Nos mais de 11 anos desde a anexação, em violação à lei internacional, a questão da Crimeia tem sido um tópico recorrente na mídia.
Nesta sexta-feira, o presidente ucraniano, Volodimir Zelenski, havia dito que a Ucrânia "não reconhecerá legalmente nenhum território ocupado temporariamente".
Riscos do reconhecimento
Em um ensaio, o Instituto Americano Robert Lansing para Estudos de Ameaças Globais e Democracias (RLI) listou vários riscos do reconhecimento da anexação da Crimeia para a ordem internacional. De acordo com a análise, isso significaria uma "mudança fundamental na política externa dos EUA e marcaria uma ruptura com décadas de princípios legais em defesa da integridade territorial". Os especialistas do Instituto enfatizam:
Em primeiro lugar, o reconhecimento da anexação da Crimeia seria um golpe estratégico nas normas internacionais. Isso minaria o princípio da integridade territorial consagrado no direito internacional e enfraqueceria a ordem jurídica estabelecida após a Segunda Guerra Mundial. Isso incentivaria outros Estados autoritários, como a China ou a Turquia, a se envolverem em revisionismo territorial.
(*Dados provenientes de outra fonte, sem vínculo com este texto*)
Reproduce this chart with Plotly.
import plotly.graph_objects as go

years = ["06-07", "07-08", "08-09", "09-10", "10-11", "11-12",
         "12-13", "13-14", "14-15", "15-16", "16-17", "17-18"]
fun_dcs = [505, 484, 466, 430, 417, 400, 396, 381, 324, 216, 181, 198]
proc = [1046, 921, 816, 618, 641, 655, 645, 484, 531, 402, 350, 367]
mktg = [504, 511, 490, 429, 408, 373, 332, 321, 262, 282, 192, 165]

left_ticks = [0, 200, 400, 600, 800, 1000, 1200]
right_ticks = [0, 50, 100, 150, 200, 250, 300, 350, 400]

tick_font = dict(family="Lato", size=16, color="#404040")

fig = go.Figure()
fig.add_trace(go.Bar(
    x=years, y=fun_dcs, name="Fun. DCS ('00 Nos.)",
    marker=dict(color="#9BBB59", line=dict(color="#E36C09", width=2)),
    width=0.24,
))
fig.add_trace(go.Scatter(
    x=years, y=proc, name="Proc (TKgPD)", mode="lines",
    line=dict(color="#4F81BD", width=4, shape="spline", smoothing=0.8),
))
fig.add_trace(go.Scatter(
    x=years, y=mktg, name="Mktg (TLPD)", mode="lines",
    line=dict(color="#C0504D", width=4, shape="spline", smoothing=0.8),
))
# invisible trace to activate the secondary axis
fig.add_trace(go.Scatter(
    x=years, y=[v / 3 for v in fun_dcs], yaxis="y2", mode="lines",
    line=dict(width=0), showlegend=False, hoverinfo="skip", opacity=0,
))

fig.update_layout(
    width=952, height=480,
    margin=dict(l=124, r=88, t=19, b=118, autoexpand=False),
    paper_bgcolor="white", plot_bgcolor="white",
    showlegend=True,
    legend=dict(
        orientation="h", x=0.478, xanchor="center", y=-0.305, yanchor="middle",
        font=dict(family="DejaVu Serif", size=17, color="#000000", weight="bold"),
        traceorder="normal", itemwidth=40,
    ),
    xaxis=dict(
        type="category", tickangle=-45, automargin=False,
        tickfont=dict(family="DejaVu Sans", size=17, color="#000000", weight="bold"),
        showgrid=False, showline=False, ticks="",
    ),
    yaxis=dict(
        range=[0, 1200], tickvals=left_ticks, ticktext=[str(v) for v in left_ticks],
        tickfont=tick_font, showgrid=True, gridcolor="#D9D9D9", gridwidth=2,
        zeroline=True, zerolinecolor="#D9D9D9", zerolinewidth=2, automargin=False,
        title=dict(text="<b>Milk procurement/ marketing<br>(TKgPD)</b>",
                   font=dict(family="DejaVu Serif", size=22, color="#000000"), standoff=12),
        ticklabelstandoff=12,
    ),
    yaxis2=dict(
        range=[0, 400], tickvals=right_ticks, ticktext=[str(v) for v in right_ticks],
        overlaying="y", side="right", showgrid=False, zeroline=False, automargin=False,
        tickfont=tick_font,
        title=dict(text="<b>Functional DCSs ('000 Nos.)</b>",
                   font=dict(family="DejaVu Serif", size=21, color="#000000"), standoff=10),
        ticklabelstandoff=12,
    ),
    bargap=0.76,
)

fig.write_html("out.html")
Em segundo lugar, isso levaria a uma irritação entre aliados dentro do campo ocidental. A Ucrânia veria essa medida como uma traição e, acima de tudo, os membros do Leste Europeu da Otan e da UE a veriam como uma capitulação à agressão russa.
Em terceiro lugar, essa medida teria um impacto na política interna dos EUA. Provocaria uma reação bipartidária e levantaria questões sobre os verdadeiros motivos de Trump, especialmente devido à especulação sobre seus possíveis laços de longa data com Moscou.
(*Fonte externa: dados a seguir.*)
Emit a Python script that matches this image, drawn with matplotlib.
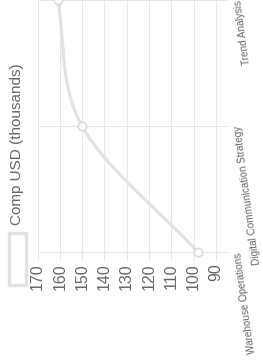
import numpy as np
import matplotlib
matplotlib.use("Agg")
import matplotlib.pyplot as plt
from matplotlib.patches import Rectangle

# data
categories = ["Warehouse Operations", "Digital Communication Strategy", "Trend Analysis"]
comp_usd = [98, 150, 161]
value_ticks = [170, 160, 150, 140, 130, 120, 110, 100, 90]
series_label = "Comp USD (thousands)"

GRID = "#e6e6e6"
LINE = "#e2e2e2"
TEXT = "#666666"

plt.rcParams["font.family"] = ["Liberation Sans", "DejaVu Sans"]


def monotone_curve(y, steps=60):
    # Chart.js style monotone cubic interpolation
    y = np.asarray(y, dtype=float)
    n = len(y)
    delta = np.diff(y)
    m = np.zeros(n)
    m[0] = delta[0]
    m[-1] = delta[-1]
    for i in range(1, n - 1):
        if delta[i - 1] * delta[i] <= 0:
            m[i] = 0
        else:
            m[i] = (delta[i - 1] + delta[i]) / 2
    for i in range(n - 1):
        if delta[i] == 0:
            m[i] = m[i + 1] = 0
            continue
        a = m[i] / delta[i]
        b = m[i + 1] / delta[i]
        s = a * a + b * b
        if s > 9:
            tau = 3 / np.sqrt(s)
            m[i] = tau * a * delta[i]
            m[i + 1] = tau * b * delta[i]
    xs, ys = [], []
    for i in range(n - 1):
        t = np.linspace(0, 1, steps)
        h00 = 2 * t**3 - 3 * t**2 + 1
        h10 = t**3 - 2 * t**2 + t
        h01 = -2 * t**3 + 3 * t**2
        h11 = t**3 - t**2
        xs.append(i + t)
        ys.append(h00 * y[i] + h10 * m[i] + h01 * y[i + 1] + h11 * m[i + 1])
    return np.concatenate(xs), np.concatenate(ys)


fig = plt.figure(figsize=(2.63, 3.6), dpi=100)
W, H = 263, 360
ax = fig.add_axes([37.5 / W, (H - 252.3) / H, (216 - 37.5) / W, 252.3 / H])

pos = np.arange(len(categories))
cx, cy = monotone_curve(comp_usd)
ax.plot(cy, cx, color=LINE, lw=2.3, solid_capstyle="round", zorder=3)
ax.plot(comp_usd, pos, linestyle="none", marker="o", markersize=6,
        markerfacecolor="white", markeredgecolor="#dadada", markeredgewidth=1.1,
        clip_on=False, zorder=4)

ax.set_xlim(170, 90)
ax.set_ylim(0, 252.3 / 126.6)

ax.set_xticks(value_ticks)
ax.set_xticklabels([str(v) for v in value_ticks], rotation=90, fontsize=11.5, color=TEXT)
ax.tick_params(axis="x", direction="out", length=6.1, width=0.75, color=GRID, pad=1.8)

ax.yaxis.tick_right()
ax.set_yticks(pos)
ax.set_yticklabels(categories, fontsize=7.2, color=TEXT, rotation=97.8,
                   rotation_mode="anchor", ha="right", va="center")
ax.tick_params(axis="y", direction="out", length=7.7, width=0.75, color=GRID, pad=8.1)

ax.grid(True, color=GRID, lw=0.75, zorder=0)
for side in ["left", "bottom", "right"]:
    ax.spines[side].set_color(GRID)
    ax.spines[side].set_linewidth(0.75)
ax.spines["top"].set_visible(False)

# legend drawn as in the source chart: box plus rotated label
fig.patches.append(Rectangle((8.8 / W, (H - 284.5) / H), 16.8 / W, 52 / H,
                             transform=fig.transFigure, facecolor="white",
                             edgecolor=LINE, lw=2.4))
fig.text(17.5 / W, (H - 225) / H, series_label, rotation=90, ha="center", va="bottom",
         fontsize=11, color=TEXT)

fig.savefig("out.png", dpi=100)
O RLI também alerta que o reconhecimento da anexação da Crimeia prejudicaria gravemente a credibilidade do apoio americano à democracia e ao Estado de direito em todo o mundo. Especialmente em países que são suscetíveis à pressão autoritária.
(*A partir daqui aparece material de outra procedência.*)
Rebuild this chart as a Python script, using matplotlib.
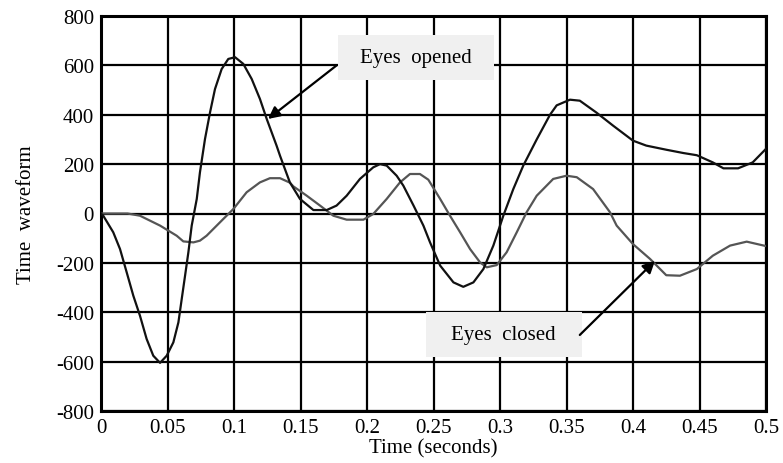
import matplotlib
matplotlib.use("Agg")
import matplotlib.pyplot as plt
from matplotlib.patches import Rectangle

plt.rcParams['font.family'] = ['Liberation Serif', 'DejaVu Serif']

# ---- data ----
opened_t = [0, 0.0017, 0.0092, 0.0143, 0.0193, 0.0243, 0.0293, 0.0343, 0.0393, 0.0444,
            0.0494, 0.0544, 0.0582, 0.0607, 0.0632, 0.0657, 0.0682, 0.072, 0.0744, 0.0782,
            0.082, 0.0857, 0.0907, 0.0957, 0.1008, 0.107, 0.1133, 0.1195, 0.1246, 0.132,
            0.1346, 0.142, 0.1496, 0.1597, 0.1697, 0.1771, 0.1847, 0.1947, 0.2047, 0.2098,
            0.2148, 0.2223, 0.2273, 0.235, 0.2424, 0.2474, 0.255, 0.265, 0.2724, 0.28,
            0.2875, 0.295, 0.3025, 0.31, 0.3175, 0.3276, 0.3376, 0.3426, 0.3526, 0.36,
            0.3727, 0.385, 0.4, 0.41, 0.4253, 0.4378, 0.448, 0.46, 0.468, 0.479,
            0.49, 0.5]
opened_v = [0, -9, -76, -144, -238, -333, -414, -508, -576, -605,
            -576, -522, -441, -346, -252, -157, -49, 59, 167, 302,
            410, 504, 585, 626, 633, 606, 545, 464, 383, 275,
            234, 126, 59, 14, 14, 32, 72, 140, 187, 200,
            194, 153, 113, 32, -49, -117, -211, -279, -297, -279,
            -225, -130, -9, 99, 194, 300, 400, 438, 461, 457,
            408, 356, 295, 275, 258, 245, 236, 207, 183, 183,
            207, 262]

closed_t = [0, 0.02, 0.0293, 0.0444, 0.0569, 0.0619, 0.0695, 0.0744, 0.0794, 0.092,
            0.0995, 0.1095, 0.1195, 0.127, 0.1346, 0.142, 0.1446, 0.1547, 0.1647, 0.1747,
            0.1847, 0.1973, 0.2047, 0.2148, 0.2248, 0.2323, 0.2398, 0.2461, 0.255, 0.2624,
            0.27, 0.2775, 0.285, 0.29, 0.2975, 0.305, 0.3126, 0.32, 0.3276, 0.34,
            0.35, 0.3577, 0.37, 0.3827, 0.3877, 0.4, 0.4128, 0.425, 0.4353, 0.448,
            0.46, 0.473, 0.4855, 0.5]
closed_v = [0, 0, -9, -49, -90, -113, -117, -110, -90, -22,
            18, 86, 126, 143, 143, 125, 110, 72, 32, -9,
            -25, -25, -2, 59, 126, 160, 160, 137, 59, -9,
            -76, -144, -198, -218, -209, -157, -76, 5, 72, 140,
            153, 147, 99, 5, -49, -124, -184, -250, -252, -225,
            -171, -130, -114, -132]

x_ticks = [0, 0.05, 0.1, 0.15, 0.2, 0.25, 0.3, 0.35, 0.4, 0.45, 0.5]
x_labels = ['0', '0.05', '0.1', '0.15', '0.2', '0.25', '0.3', '0.35', '0.4', '0.45', '0.5']
y_ticks = [-800, -600, -400, -200, 0, 200, 400, 600, 800]
y_labels = ['-800', '-600', '-400', '-200', '0', '200', '400', '600', '800']

fig = plt.figure(figsize=(7.83, 4.64), dpi=100)
ax = fig.add_axes([101/783, 1 - 412/464, (766-101)/783, (412-17)/464])

ax.plot(closed_t, closed_v, color='#555555', lw=1.6, zorder=3)
ax.plot(opened_t, opened_v, color='#111111', lw=1.6, zorder=4)

ax.set_xlim(0, 0.5)
ax.set_ylim(-800, 800)
ax.set_xticks(x_ticks)
ax.set_xticklabels(x_labels)
ax.set_yticks(y_ticks)
ax.set_yticklabels(y_labels)
ax.tick_params(length=0, labelsize=15, pad=5)
ax.grid(True, color='black', lw=1.6)
ax.set_axisbelow(True)
for s in ax.spines.values():
    s.set_linewidth(2.2)
ax.set_xlabel('Time (seconds)', fontsize=15, labelpad=1)
ax.set_ylabel('Time  waveform', fontsize=15, labelpad=14)

# annotation boxes
def label_box(cx, cy, w, h, text):
    ax.add_patch(Rectangle((cx - w/2, cy - h/2), w, h, facecolor='#f0f0f0',
                           edgecolor='none', zorder=5))
    ax.text(cx, cy, text, ha='center', va='center', fontsize=15, zorder=6)

label_box(0.2368, 632, 0.1173, 182, 'Eyes  opened')
label_box(0.3028, -490, 0.1173, 182, 'Eyes  closed')

ax.annotate('', xy=(0.1256, 383), xytext=(0.1774, 601),
            arrowprops=dict(arrowstyle='-|>', color='black', lw=1.6,
                            mutation_scale=18, shrinkA=0, shrinkB=0), zorder=7)
ax.annotate('', xy=(0.4165, -192), xytext=(0.360, -492),
            arrowprops=dict(arrowstyle='-|>', color='black', lw=1.6,
                            mutation_scale=18, shrinkA=0, shrinkB=0), zorder=7)

fig.savefig('out.png', dpi=100)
"Precedente extremamente perigoso"
O cientista político ucraniano Volodimir Fesenko compartilha dessa avaliação. Em uma entrevista à DW, ele diz que a Crimeia é "uma linha vermelha" e que sua perda é "absolutamente inaceitável para a Ucrânia". Reconhecer legalmente a anexação da Crimeia criaria, segundo ele, "um precedente extremamente perigoso". E não apenas para a Ucrânia, mas para o mundo inteiro, se as reivindicações da China contra Taiwan e outros lugares forem levadas em consideração. Fesenko acredita que a desvalorização da reunião em Londres mostra que as propostas dos EUA divulgadas na mídia foram de fato rejeitadas e não serão mais implementadas.
Andras Racz, do Conselho Alemão de Relações Exteriores (DGAP), também não está esperando um avanço rápido na diplomacia. "Não é surpreendente que o lado ucraniano tenha rejeitado a proposta dos EUA", diz ele. De acordo com o cientista político, isso exigiria que Kiev reconhecesse oficialmente a anexação da Crimeia e, de fato, renunciasse ao território ucraniano ocupado pela Rússia.
Agora que a reunião em Londres aparentemente deu errado, os observadores estão especulando sobre o rumo que Washington tomará. Na quarta-feira passada, o vice-presidente dos EUA, J.D. Vance, declarou que tanto a Ucrânia quanto a Rússia teriam que abrir mão de parte dos territórios que ambos os lados controlam atualmente. Os EUA haviam feito uma "proposta muito clara" à Rússia e à Ucrânia. Vance advertiu: "Agora é hora de eles dizerem sim ou de os EUA se retirarem desse processo".